In Rome, January 52 then saw the spectacular end of the most effective of the populists, Clodius. He was attacked on the Appian Way by a gang loyal to his conservative rival Milo, and what began as an accident ended with Clodius’ brutal murder. His corpse was brought into the city, where his wife’s impassioned mourning helped to incite the popular mood. Two of the tribunes added a eulogy over the dead man in the Forum, whereupon the crowd carried his corpse right into the Senate house and tried to cremate their champion on a bonfire of smashed furniture and documents. The house itself caught fire and its ashes were watched by spectators until nightfall. Meanwhile crowds rampaged in Rome and attacked anyone who was seen wearing jewels or fine clothes in the streets. There was no established police force and the one option seemed to be to call on Pompey to restore order with troops. Waiting outside the city, he had already used his power as an ex-consul inside the city in 53. Now he was voted a sole consulship, his third. It was a ‘divine’ one, according to an alarmed and thankful Cicero, and yet it was only two years since his last one. Caesar, by contrast, was still observing the proper ten-year interval between consulships and would not stand for election until summer 49, hoping to take up office in January 48. Meanwhile ambitious young men, new faces and those who simply relished a fight, were leaving Italy to seek promotions with Caesar in the West. Increasingly, he could reward them from his booty and so a real ‘Caesarian clique’ was building up outside Rome.

The crucial long-term question was whether Caesar would be allowed to stand as a candidate for a consulship while absent: if he had to return to canvass for it and laydown his power as a commander, his opponents would prosecute him inside Rome’s boundaries, probably before an intimidated and bribed court. In March 52 Caesar seemed
to get what he wanted: the ten tribunes, supported by Pompey, carried a law which allowed him the unusual step of a candidacy in absence. Traditionalists in the Senate were by passed by it, but many other questions remained open: how would Caesar and Pompey coexist? Was it expected that, like Pompey, Caesar could now stand for a consulship earlier than 49, in (say) 50? If he was elected consul again, whatever would he do this time?

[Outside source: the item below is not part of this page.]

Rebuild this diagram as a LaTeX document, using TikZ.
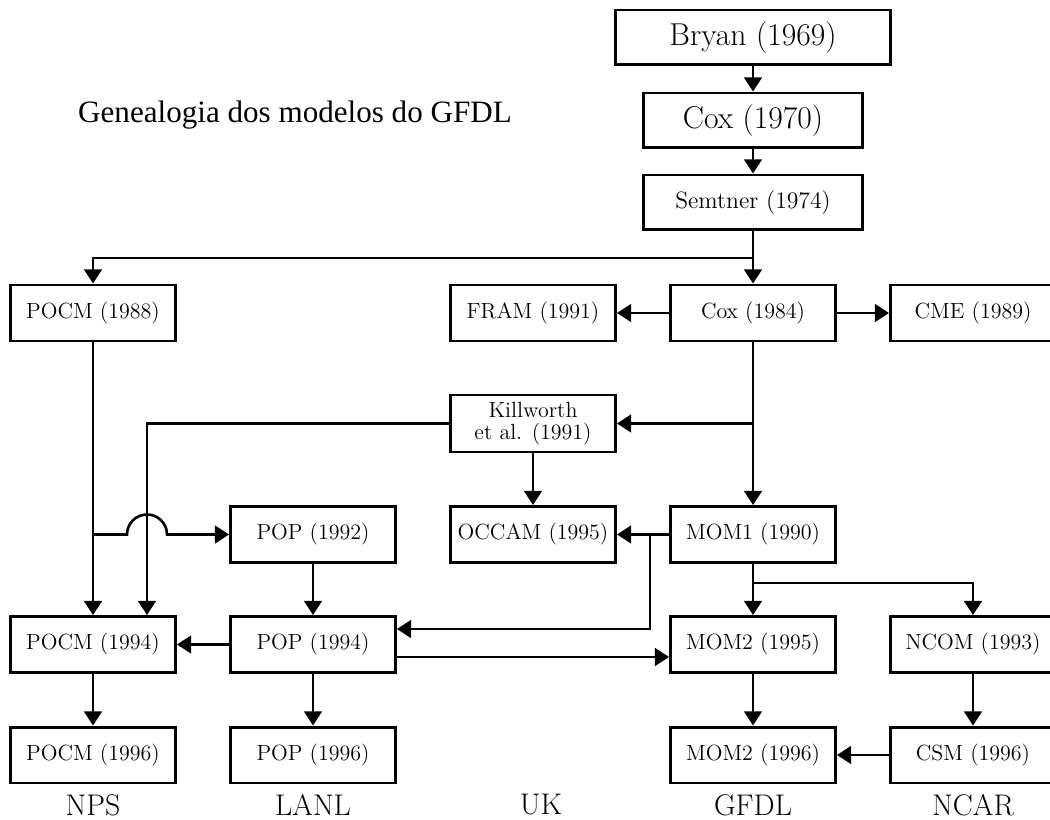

The answers were to mark a real rupture of the Roman Republic: why had such a crisis come? Abroad, the provinces were being ruled by individual governors with powers to do much as they wished and scope to extort huge gains from their subjects. These commands inflated their resources for competition back at Rome, but their victims, the provincials, did not bring about a crisis by rebelling against this type of rule. Nearer home, the previous bitter conflicts between senators and many of the knights and between Romans and Italians were also irrelevant: since the 70s the aftermath of the Social War and of Sulla’s brief ‘solution’ for the jury-courts had largely settled down. In the 50s, however, Romans themselves would still think of ‘luxury’ as a major culprit. As consuls in 55, Pompey and Crassus, inordinately rich men, had considered introducing measures to curb it. In 51 the arch-traditionalist Cato amused the plebs by giving ‘old-fashioned’ games, in disapproval at recent ostentation: he offered simple wreaths, not gold, as prizes and gave small presents of food to the spectators.

We have a sense, here, of men with a traditional obsession, like the ‘gypsies’ or ‘single mothers’ of modern political rhetoric, which is diverting them from the real structural weaknesses. For, despite the years of rhetoric, luxury had marvellously proliferated. Upper-class Romans were building magnificent villas as second homes along the coastline of the Bay of Naples, supporting them on piers of concrete and adorning them with the rows of pillars and terraces which we can enjoy in later paintings of them, preserved for us at Pompeii. These attacks on nature were the work of ‘Xerxes in a toga’, said moralists, recalling the canal-digging of this former Persian king. Since Pompey’s conquests in Asia, fine gems had reached avid Roman buyers, prompting collections of their different types. In the kitchen, specialized local delicacies were increasingly sought and identified,
whether huge snails from north Africa or home-grown dormice raised in special ‘dormouse-houses’ (
gliraria
): ‘theyare fattened in jars which many keep even inside the villa; acorns, walnuts or chestnuts are put inside and when a cover is put on the jars they become fat in the dark.’ There were even flocks of peacocks, kept for display and consumption. In classical Athens, one prominent aristocrat displayed ‘Persian’ peacocks, a gift from the Persian king, and sold eggs to fascinated visitors: his son was then prosecuted for treating the birds as his own. At Rome, peacocks began to be bred by the hundred in the early first century
BC
and, before long, a flock was reckoned to yield a small fortune of an income: ‘a flock of 100’ would produce a tenth of the property qualification to be an upper-class knight.